Cuando mi paciencia con el nacionalismo catalán (a la fuerza ahorcan: vivo aquí) se agota, fantaseo con una victoria apabullante de los partidos constitucionalistas. Que es el segundo peor desenlace que podría darse el 21-D para los independentistas.

Es muy probable que el resultado de mañana no sea ese sino un escenario ingobernable que lo deje todo en manos de Pablo Iglesias y Ada Colau y que acabe desembocando en unas segundas elecciones. Segundas elecciones en las que se volverá a dar el mismo resultado, punto porcentual arriba, punto porcentual abajo, y en las que el único partido que acabará perdiendo un porcentaje significativo de sus votos será, precisamente, el que forzará la repetición de los comicios: Catalunya en Comú Podem.  

Pero cuando lo que se agota no es la paciencia sino la templanza, es decir mi humanidad, lo que deseo es una victoria apabullante de los partidos independentistas. Una victoria que no deje lugar a dudas de la voluntad de una amplia mayoría de los catalanes. Con mayoría absoluta de votos y escaños.

Una victoria, en fin, que supere con creces el 50% de los votos a ERC, JxCAT y CUP y no deje otra opción al nacionalismo que insistir en la construcción de su república y en el desafío al Estado, a los catalanes no nacionalistas y al resto de los españoles. Que es el peor desenlace que podría darse el jueves para los independentistas. 

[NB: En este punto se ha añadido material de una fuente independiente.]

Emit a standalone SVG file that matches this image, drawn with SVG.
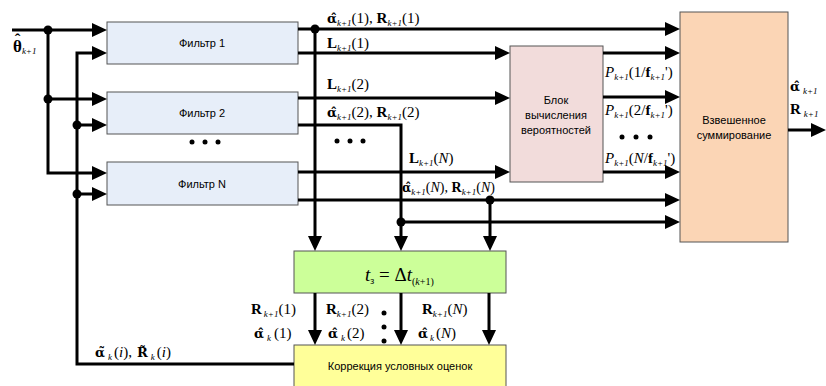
<svg xmlns="http://www.w3.org/2000/svg" width="826" height="386" viewBox="0 0 826 386">
<style>
.ln{fill:none;stroke:#000;stroke-width:3}
.bx{stroke:#555;stroke-width:1}
.t{font-family:"Liberation Sans",Arial,sans-serif;font-size:11px;fill:#000;text-anchor:middle}
.m{font-family:"Liberation Serif","Times New Roman",serif;font-size:15px;fill:#000}
.b{font-weight:bold}
.g{font-family:"DejaVu Serif",serif;font-weight:bold;font-size:13px}
.s{font-size:9px;font-style:italic}
.i{font-style:italic}
</style>
<defs>
<marker id="a" markerUnits="userSpaceOnUse" markerWidth="16" markerHeight="16" viewBox="0 0 16 16" refX="10" refY="8" orient="auto"><path d="M0,1 L15,8 L0,15 z" fill="#000"/></marker>
</defs>
<rect width="826" height="386" fill="#fff"/>
<g id="filter1"><rect class="bx" x="107" y="22" width="191" height="42" fill="#e7eef9"/><text class="t" x="202" y="47">Фильтр 1</text></g>
<g id="filter2"><rect class="bx" x="107" y="92" width="191" height="42" fill="#e7eef9"/><text class="t" x="202" y="117">Фильтр 2</text></g>
<g id="filterN"><rect class="bx" x="107" y="162" width="191" height="43" fill="#e7eef9"/><text class="t" x="202" y="188">Фильтр N</text></g>
<g id="prob"><rect class="bx" x="510" y="46" width="93" height="136" fill="#f2dcdb"/><text class="t" x="556" y="104">Блок</text><text class="t" x="556" y="119">вычисления</text><text class="t" x="556" y="134">вероятностей</text></g>
<g id="wsum"><rect class="bx" x="680" y="12" width="108" height="230" fill="#fbd5b5"/><text class="t" x="734" y="124">Взвешенное</text><text class="t" x="734" y="139">суммирование</text></g>
<g id="delay"><rect class="bx" x="294" y="251" width="212" height="42" fill="#ccff99"/><text class="m" x="365" y="281" style="font-size:19px"><tspan class="i">t</tspan><tspan style="font-size:10px" dy="3">з</tspan><tspan dy="-3"> = Δ</tspan><tspan class="i">t</tspan><tspan style="font-size:10px" dy="4">(</tspan><tspan style="font-size:10px;font-style:italic">k</tspan><tspan style="font-size:10px">+1)</tspan></text></g>
<g id="correct"><rect class="bx" x="294" y="345" width="212" height="50" fill="#ffff99"/><text class="t" x="400" y="370">Коррекция условных оценок</text></g>
<g id="connectors">
<path class="ln" d="M12,30 H102" marker-end="url(#a)"/>
<path class="ln" d="M48,30 V173 H102" marker-end="url(#a)"/>
<path class="ln" d="M48,99 H102" marker-end="url(#a)"/>
<path class="ln" d="M294,364 H77 V53 H102" marker-end="url(#a)"/>
<path class="ln" d="M77,125 H102" marker-end="url(#a)"/>
<path class="ln" d="M77,194 H102" marker-end="url(#a)"/>
<path class="ln" d="M298,29 H675" marker-end="url(#a)"/>
<path class="ln" d="M315,29 V246" marker-end="url(#a)"/>
<path class="ln" d="M298,53 H505" marker-end="url(#a)"/>
<path class="ln" d="M298,98 H505" marker-end="url(#a)"/>
<path class="ln" d="M298,125 H401 V246" marker-end="url(#a)"/>
<path class="ln" d="M401,222 H675" marker-end="url(#a)"/>
<path class="ln" d="M298,172 H505" marker-end="url(#a)"/>
<path class="ln" d="M298,200 H675" marker-end="url(#a)"/>
<path class="ln" d="M490,200 V246" marker-end="url(#a)"/>
<path class="ln" d="M603,53 H675" marker-end="url(#a)"/>
<path class="ln" d="M603,97 H675" marker-end="url(#a)"/>
<path class="ln" d="M603,172 H675" marker-end="url(#a)"/>
<path class="ln" d="M788,130 H821" marker-end="url(#a)"/>
<path class="ln" d="M315,293 V340" marker-end="url(#a)"/>
<path class="ln" d="M401,293 V340" marker-end="url(#a)"/>
<path class="ln" d="M489,293 V340" marker-end="url(#a)"/>
<g fill="#000">
<circle cx="48" cy="30" r="4.5"/><circle cx="48" cy="99" r="4.5"/><circle cx="77" cy="125" r="4.5"/><circle cx="77" cy="194" r="4.5"/>
<circle cx="315" cy="29" r="4.5"/><circle cx="401" cy="222" r="4.5"/><circle cx="490" cy="200" r="4.5"/>
</g>
</g>
<g id="dots" fill="#000">
<circle cx="192" cy="142" r="2.5"/><circle cx="205" cy="142" r="2.5"/><circle cx="218" cy="142" r="2.5"/>
<circle cx="337" cy="141" r="2.5"/><circle cx="350" cy="141" r="2.5"/><circle cx="363" cy="141" r="2.5"/>
<circle cx="622" cy="137" r="2.5"/><circle cx="636" cy="137" r="2.5"/><circle cx="650" cy="137" r="2.5"/>
<circle cx="384" cy="313" r="2.5"/><circle cx="384" cy="327" r="2.5"/><circle cx="384" cy="341" r="2.5"/>
</g>
<g id="labels">
<text class="m" x="13" y="52" style="font-size:17px"><tspan class="b">θ</tspan><tspan class="s" dy="2">k+1</tspan><tspan class="b" x="14.7" y="45">ˆ</tspan></text>
<text class="m" x="327" y="23"><tspan class="g">α̂</tspan><tspan class="s" dy="3">k+1</tspan><tspan dy="-3">(1), </tspan><tspan class="b">R</tspan><tspan class="s" dy="3">k+1</tspan><tspan dy="-3">(1)</tspan></text>
<text class="m" x="327" y="48"><tspan class="b">L</tspan><tspan class="s" dy="3">k+1</tspan><tspan dy="-3">(1)</tspan></text>
<text class="m" x="327" y="89"><tspan class="b">L</tspan><tspan class="s" dy="3">k+1</tspan><tspan dy="-3">(2)</tspan></text>
<text class="m" x="327" y="117"><tspan class="g">α̂</tspan><tspan class="s" dy="3">k+1</tspan><tspan dy="-3">(2), </tspan><tspan class="b">R</tspan><tspan class="s" dy="3">k+1</tspan><tspan dy="-3">(2)</tspan></text>
<text class="m" x="409" y="163"><tspan class="b">L</tspan><tspan class="s" dy="3">k+1</tspan><tspan dy="-3">(</tspan><tspan class="i">N</tspan><tspan>)</tspan></text>
<text class="m" x="402" y="192" style="font-size:14px"><tspan class="g" style="font-size:12px">α̂</tspan><tspan class="s" dy="3">k+1</tspan><tspan dy="-3">(</tspan><tspan class="i">N</tspan><tspan>), </tspan><tspan class="b">R</tspan><tspan class="s" dy="3">k+1</tspan><tspan dy="-3">(</tspan><tspan class="i">N</tspan><tspan>)</tspan></text>
<text class="m" x="605" y="77"><tspan class="i">P</tspan><tspan class="s" dy="3">k+1</tspan><tspan dy="-3">(1/</tspan><tspan class="b">f</tspan><tspan class="s" dy="3">k+1</tspan><tspan dy="-3">')</tspan></text>
<text class="m" x="605" y="115"><tspan class="i">P</tspan><tspan class="s" dy="3">k+1</tspan><tspan dy="-3">(2/</tspan><tspan class="b">f</tspan><tspan class="s" dy="3">k+1</tspan><tspan dy="-3">')</tspan></text>
<text class="m" x="605" y="163"><tspan class="i">P</tspan><tspan class="s" dy="3">k+1</tspan><tspan dy="-3">(</tspan><tspan class="i">N</tspan><tspan>/</tspan><tspan class="b">f</tspan><tspan class="s" dy="3">k+1</tspan><tspan dy="-3">')</tspan></text>
<text class="m" x="790" y="91"><tspan class="g">α̂</tspan><tspan class="s" dx="3" dy="3">k+1</tspan></text>
<text class="m" x="790" y="114"><tspan class="b">R</tspan><tspan class="s" dx="3" dy="3">k+1</tspan></text>
<text class="m" x="251" y="314"><tspan class="b">R</tspan><tspan class="s" dx="2" dy="3">k+1</tspan><tspan dy="-3">(1)</tspan></text>
<text class="m" x="254" y="338"><tspan class="g">α̂</tspan><tspan class="s" dx="3" dy="3">k</tspan><tspan dx="3" dy="-3">(1)</tspan></text>
<text class="m" x="326" y="314"><tspan class="b">R</tspan><tspan class="s" dy="3">k+1</tspan><tspan dy="-3">(2)</tspan></text>
<text class="m" x="328" y="338"><tspan class="g">α̂</tspan><tspan class="s" dx="3" dy="3">k</tspan><tspan dx="2" dy="-3">(2)</tspan></text>
<text class="m" x="422" y="314"><tspan class="b">R</tspan><tspan class="s" dy="3">k+1</tspan><tspan dy="-3">(</tspan><tspan class="i">N</tspan><tspan>)</tspan></text>
<text class="m" x="418" y="338"><tspan class="g">α̂</tspan><tspan class="s" dx="2" dy="3">k</tspan><tspan dx="2" dy="-3">(</tspan><tspan class="i">N</tspan><tspan>)</tspan></text>
<text class="m" x="95" y="357"><tspan class="g">α̃</tspan><tspan class="s" dx="3" dy="3">k</tspan><tspan dx="2" dy="-3">(</tspan><tspan class="i">i</tspan><tspan>), </tspan><tspan class="g" x="137">R̃</tspan><tspan class="s" dx="3" dy="3">k</tspan><tspan dx="2" dy="-3">(</tspan><tspan class="i">i</tspan><tspan>)</tspan></text>
</g>
</svg>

Cataluña no será jamás independiente mientras Europa aguante en pie y eso lo sabe hasta el último de los líderes del nacionalismo. Lo que sí tiene a su alcance el independentismo es convertir Cataluña en el Quebec catalán, es decir en una región anteriormente puntera pero caída hasta la zona media de la tabla del PIB per cápita español. En una región que lloraría durante décadas su antiguo liderazgo económico, cultural y político, y que dejaría en manos del virus (el independentismo) la cura de la enfermedad que él mismo ha provocado. La misma receta que ha condenado a la irrelevancia a todos los grandes imperios de la humanidad. 

A veces, ya digo, me sorprende mi propia crueldad. ¿Qué enemigo sería tan desalmado como para desearle a los catalanes nacionalistas todo aquello que siempre han deseado para sí mismos? Una región yonqui, enganchada al independentismo y sin la fuerza de voluntad necesaria para liberarse de su adicción, olvidada por Europa y abandonada a su suerte por los españoles, atascada en un bucle infinito de nostalgia, decadencia y victimismo. Tirada en un callejón mientras Valencia y Aragón la superan en todos los indicadores económicos y ocupan su antiguo lugar en la jerarquía comercial, empresarial y cultural española.

Ojalá el jueves arrase el independentismo, sí.